Nous l’avons vu, cette scène expose deux hommes que Marguerite relie. Buridan est nettement le maître de cette conversation, et afin d’obtenir ce qu’il veut, il a essayé de démontrer à Gaultier que celle dont il est amoureux n’est pas celle qu’elle prétend être, que ce n’est qu’une manipulatrice.
Malgré l’absence du personnage dans la scène, la reine est très présente dans le discours. La discussion ne tourne qu’autour d’elle. Le personnage est cité sous plusieurs formes. Nous retrouvons son nom à plusieurs reprises, l’utilisation du syntagme nominal « cette femme », dont le déterminant démonstratif « cette » est anaphorique et fait référence à Marguerite, le pronom personnel « elle », le pronom personnel accusatif « la » et même par son titre de « reine ». De plus, sans être dans la scène, elle est représentée tout de même physiquement par les objets que Buridan a dans sa boîte. C’est une partie d’elle. Sans être là, elle arrive à être tout de même au centre de l’attention.

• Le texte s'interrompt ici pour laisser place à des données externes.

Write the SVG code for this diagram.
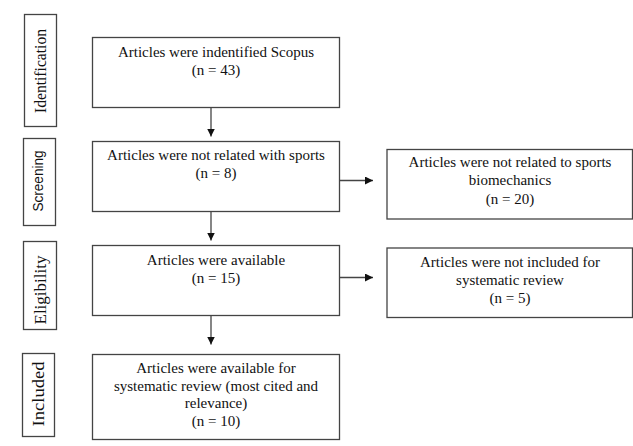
<svg xmlns="http://www.w3.org/2000/svg" width="633" height="446" viewBox="0 0 633 446">
<style>
.box{fill:#fff;stroke:#444;stroke-width:1.3}
.t{font-family:"Liberation Serif","Times New Roman",serif;font-size:15px;fill:#111;text-anchor:middle}
.s{font-family:"Liberation Serif","Times New Roman",serif;font-size:16px;fill:#111;text-anchor:middle}
.ss{font-family:"Liberation Sans",Arial,sans-serif;font-size:14px;fill:#111;text-anchor:middle}
.c{stroke:#444;stroke-width:1.3;fill:none}
</style>
<defs>
<marker id="ah" markerWidth="8" markerHeight="8" viewBox="0 0 8 8" refX="8" refY="4" orient="auto" markerUnits="userSpaceOnUse">
<path d="M0,0 L8,4 L0,8 Z" fill="#111"/>
</marker>
</defs>
<rect width="633" height="446" fill="#fff"/>
<g id="stage-identification">
<rect class="box" x="24.5" y="14.5" width="32" height="112"/>
<text class="s" transform="translate(46,71) rotate(-90)" textLength="84" lengthAdjust="spacingAndGlyphs">Identification</text>
</g>
<g id="stage-screening">
<rect class="box" x="23.5" y="138.5" width="32" height="87"/>
<text class="ss" transform="translate(43,181) rotate(-90)" textLength="61" lengthAdjust="spacingAndGlyphs">Screening</text>
</g>
<g id="stage-eligibility">
<rect class="box" x="23.5" y="241.5" width="33" height="88"/>
<text class="s" transform="translate(45.5,290) rotate(-90)" textLength="69" lengthAdjust="spacingAndGlyphs">Eligibility</text>
</g>
<g id="stage-included">
<rect class="box" x="22.5" y="353.5" width="32" height="83"/>
<text class="s" transform="translate(43.5,394) rotate(-90)" textLength="65" lengthAdjust="spacingAndGlyphs">Included</text>
</g>
<g id="box-identified">
<rect class="box" x="92.5" y="37.5" width="247" height="70"/>
<text class="t" x="216" y="57">Articles were indentified Scopus</text>
<text class="t" x="216" y="75">(n = 43)</text>
</g>
<g id="box-screening">
<rect class="box" x="92.5" y="141.5" width="247" height="70"/>
<text class="t" x="216" y="159.5">Articles were not related with sports</text>
<text class="t" x="216" y="177.5">(n = 8)</text>
</g>
<g id="box-eligibility">
<rect class="box" x="92.5" y="245.5" width="247" height="70"/>
<text class="t" x="216" y="264.5">Articles were available</text>
<text class="t" x="216" y="282.5">(n = 15)</text>
</g>
<g id="box-included">
<rect class="box" x="92.5" y="354.5" width="247" height="85"/>
<text class="t" x="216" y="373">Articles were available for</text>
<text class="t" x="216" y="390.5">systematic review (most cited and</text>
<text class="t" x="216" y="408">relevance)</text>
<text class="t" x="216" y="425.5">(n = 10)</text>
</g>
<g id="box-excluded-biomech">
<rect class="box" x="387" y="149.5" width="245.5" height="69.5"/>
<text class="t" x="510" y="166.5">Articles were not related to sports</text>
<text class="t" x="510" y="185">biomechanics</text>
<text class="t" x="510" y="203.5">(n = 20)</text>
</g>
<g id="box-excluded-review">
<rect class="box" x="387" y="248" width="245.5" height="69.5"/>
<text class="t" x="510" y="266.5">Articles were not included for</text>
<text class="t" x="510" y="285">systematic review</text>
<text class="t" x="510" y="303">(n = 5)</text>
</g>
<g id="connectors">
<line class="c" x1="211" y1="107.5" x2="211" y2="136.5" marker-end="url(#ah)"/>
<line class="c" x1="211" y1="211.5" x2="211" y2="240.5" marker-end="url(#ah)"/>
<line class="c" x1="211" y1="315.5" x2="211" y2="344.5" marker-end="url(#ah)"/>
<line class="c" x1="339.5" y1="180.5" x2="373" y2="180.5" marker-end="url(#ah)"/>
<line class="c" x1="339.5" y1="277.5" x2="373" y2="277.5" marker-end="url(#ah)"/>
</g>
</svg>
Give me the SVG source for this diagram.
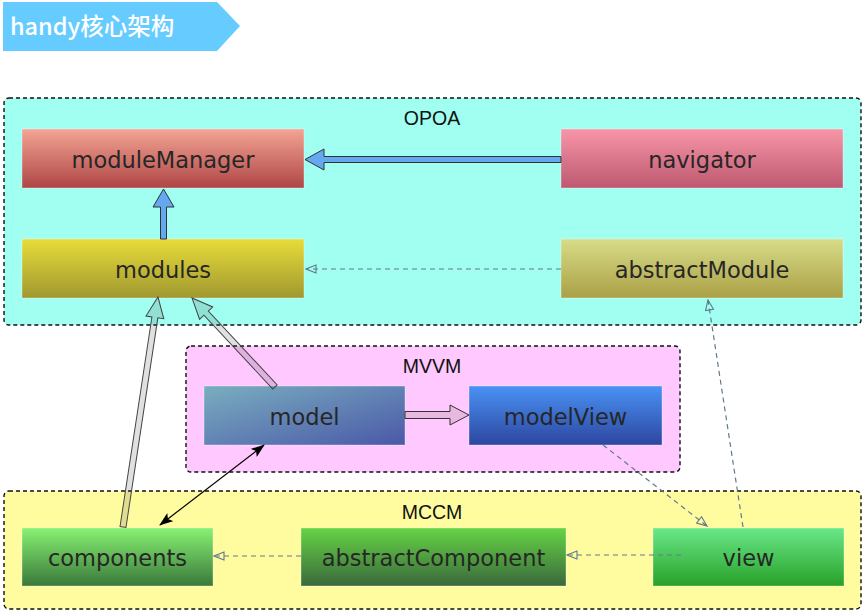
<svg xmlns="http://www.w3.org/2000/svg" width="866" height="613" viewBox="0 0 866 613">
<style>
.grp{stroke:#111;stroke-width:1.4;stroke-dasharray:4,3}
.glabel{font-family:"Liberation Sans",Arial,sans-serif;font-size:19.5px;fill:#111;text-anchor:middle}
.node rect{stroke:#ffffff;stroke-opacity:0.35;stroke-width:1}
.node text{font-family:"DejaVu Sans",Verdana,sans-serif;font-size:22.5px;fill:#262626;text-anchor:middle}
.dash{fill:none;stroke:#62798c;stroke-width:1.2;stroke-dasharray:5,4}
.block{stroke:#333;stroke-width:1}
.hollow{fill:#3c3c3c;fill-opacity:0.16;stroke:#444;stroke-width:1}
</style>
<defs>
<linearGradient id="gMM" x1="0" y1="0" x2="0" y2="1"><stop offset="0" stop-color="#f4a494"/><stop offset="1" stop-color="#ae4646"/></linearGradient>
<linearGradient id="gNav" x1="0" y1="0" x2="0" y2="1"><stop offset="0" stop-color="#f896a8"/><stop offset="1" stop-color="#bd5870"/></linearGradient>
<linearGradient id="gMod" x1="0" y1="0" x2="0" y2="1"><stop offset="0" stop-color="#e8dc3a"/><stop offset="1" stop-color="#a09830"/></linearGradient>
<linearGradient id="gAM" x1="0" y1="0" x2="0" y2="1"><stop offset="0" stop-color="#d8dc88"/><stop offset="1" stop-color="#aaa046"/></linearGradient>
<linearGradient id="gModel" x1="0" y1="0" x2="1" y2="1"><stop offset="0" stop-color="#7aaec0"/><stop offset="1" stop-color="#4a58a8"/></linearGradient>
<linearGradient id="gMV" x1="0" y1="0" x2="0" y2="1"><stop offset="0" stop-color="#4a92f4"/><stop offset="1" stop-color="#2c46a0"/></linearGradient>
<linearGradient id="gComp" x1="0" y1="0" x2="0" y2="1"><stop offset="0" stop-color="#88f272"/><stop offset="1" stop-color="#3a783a"/></linearGradient>
<linearGradient id="gAC" x1="0" y1="0" x2="0" y2="1"><stop offset="0" stop-color="#66d444"/><stop offset="1" stop-color="#3a683c"/></linearGradient>
<linearGradient id="gView" x1="0" y1="0" x2="0" y2="1"><stop offset="0" stop-color="#6ae888"/><stop offset="1" stop-color="#28a028"/></linearGradient>
<marker id="openTri" viewBox="0 0 12 10" refX="11" refY="5" markerWidth="12" markerHeight="10" markerUnits="userSpaceOnUse" orient="auto">
<path d="M1,1 L11,5 L1,9 Z" fill="none" stroke="#62798c" stroke-width="1.1"/>
</marker>
<marker id="blackTri" viewBox="0 0 14 10" refX="13" refY="5" markerWidth="14" markerHeight="10" markerUnits="userSpaceOnUse" orient="auto-start-reverse">
<path d="M0,0 L14,5 L0,10 L3,5 Z" fill="#000"/>
</marker>
</defs>

<g id="title">
<polygon points="3,2 217,2 240,26 217,51 3,51" fill="#66ccff"/>
<text x="10" y="35" font-family="'Noto Sans CJK SC','Noto Sans',sans-serif" font-size="23.5" font-weight="500" fill="#ffffff">handy核心架构</text>
</g>

<g id="opoa">
<rect x="4" y="98" width="857" height="227" rx="5" fill="#a0fff0" class="grp"/>
<text x="432" y="125" class="glabel">OPOA</text>
</g>
<g id="mvvm">
<rect x="186" y="346" width="494" height="126" rx="5" fill="#ffc8ff" class="grp"/>
<text x="432" y="373" class="glabel">MVVM</text>
</g>
<g id="mccm">
<rect x="4" y="491" width="857" height="118" rx="5" fill="#fffca0" class="grp"/>
<text x="432" y="519" class="glabel">MCCM</text>
</g>

<g id="moduleManager" class="node"><rect x="22" y="129" width="282" height="59" fill="url(#gMM)"/><text x="163" y="168">moduleManager</text></g>
<g id="navigator" class="node"><rect x="561" y="129" width="282" height="59" fill="url(#gNav)"/><text x="702" y="168">navigator</text></g>
<g id="modules" class="node"><rect x="22" y="239" width="282" height="59" fill="url(#gMod)"/><text x="163" y="278">modules</text></g>
<g id="abstractModule" class="node"><rect x="561" y="239" width="282" height="59" fill="url(#gAM)"/><text x="702" y="278">abstractModule</text></g>
<g id="model" class="node"><rect x="204" y="386" width="201" height="59" fill="url(#gModel)"/><text x="304.5" y="425">model</text></g>
<g id="modelView" class="node"><rect x="469" y="386" width="193" height="59" fill="url(#gMV)"/><text x="565.5" y="425">modelView</text></g>
<g id="components" class="node"><rect x="22" y="528" width="191" height="58" fill="url(#gComp)"/><text x="117.5" y="566">components</text></g>
<g id="abstractComponent" class="node"><rect x="301" y="528" width="265" height="58" fill="url(#gAC)"/><text x="433.5" y="566">abstractComponent</text></g>
<g id="view" class="node"><rect x="653" y="528" width="191" height="58" fill="url(#gView)"/><text x="748.5" y="566">view</text></g>

<g id="connectors">
<polygon class="block" fill="#64a8f0" points="561,156.5 324,156.5 324,149 305,159.5 324,170 324,162.5 561,162.5"/>
<polygon class="block" fill="#64a8f0" points="160.5,239 160.5,207 153,207 163.5,189 174,207 166.5,207 166.5,239"/>
<polygon class="block" fill="#e8b8e0" points="405,411.5 450,411.5 450,405 469,415 450,425 450,418.5 405,418.5"/>
<g transform="translate(123,527) rotate(-81.35)"><polygon class="hollow" points="0,-3 212,-3 212,-9 232.6,0 212,9 212,3 0,3"/></g>
<g transform="translate(275,387) rotate(-133)"><polygon class="hollow" points="0,-3 101,-3 101,-9 121.7,0 101,9 101,3 0,3"/></g>
<line x1="160" y1="525" x2="264" y2="445" stroke="#000" stroke-width="1.2" marker-start="url(#blackTri)" marker-end="url(#blackTri)"/>
<line class="dash" x1="561" y1="269" x2="306" y2="269" marker-end="url(#openTri)"/>
<line class="dash" x1="301" y1="556" x2="214" y2="556" marker-end="url(#openTri)"/>
<line class="dash" x1="681" y1="555" x2="567" y2="555" marker-end="url(#openTri)"/>
<line class="dash" x1="603" y1="445" x2="707" y2="526" marker-end="url(#openTri)"/>
<line class="dash" x1="743" y1="527" x2="708" y2="300" marker-end="url(#openTri)"/>
</g>
</svg>
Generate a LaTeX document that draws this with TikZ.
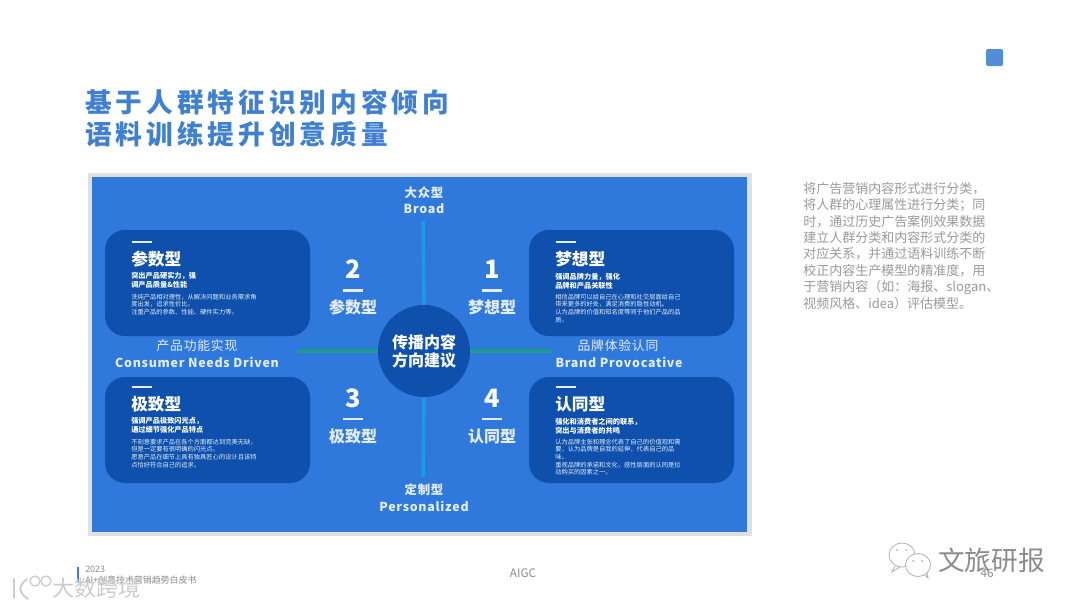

Dans ce passage, Buridan essaye de peindre le personnage de Marguerite à Gaultier. Il tend à démontrer le côté manipulateur de la reine et que Gaultier est sous son emprise. Cette manipulation est décrite à la manière d’un ensorcellement. Le lexique de la magie apparait dans le texte avec le « style magique et ardent qu’elle peint la passion » et le mot « prestige ». De plus, l’envoutement dont serait capable Marguerite est décrit par les mots de Buridan. La réplique de Buridan, au sujet de Marguerite, « quand on est près d’elle […] qu’il est doux de passer la main dans ses longs cheveux qu’elle laisse si voluptueusement flotter, d’en couper une tresse comme celle-ci ? » présente de nombreuses allitérations avec les consonnes constrictives [f], [s], [ʃ] et [v] qui mettent en musique les envoûtements de cette dernière. Puis, nous voyons bien que Gaultier est comme ensorcelé par Marguerite puisque son empressement à la retrouver est plus important que la découverte du meurtrier de son frère. En effet, les répliques identiques de Gaultier dont nous avons parlé un peu plus haut englobent une réplique de Buridan qui fait comprendre que Gaultier a perdu l’envie de découvrir la vérité. D’ailleurs Buridan dit que l’ « amour pour cette femme étouffe tout autre sentiment », ce qui est confirmé par l’enfermement des mots de Buridan sur le frère de Gaultier entre les deux répliques « vous m’avez promis de me faire voir Marguerite » de Gaultier. La divinisation de Marguerite par Gaultier est aussi représentatif de cet envoûtement. L’exclamation « blasphème ! » quand Buridan dévoile les ébats de Marguerite et la considération d’ « une écriture sacrée » élève la reine a un rang métaphysique. Il voit celle qu’il aime comme un être extraordinaire et divin alors qu’elle n’est qu’humaine. Ce qui montre bien qu’elle a réussit à manipuler Buridan.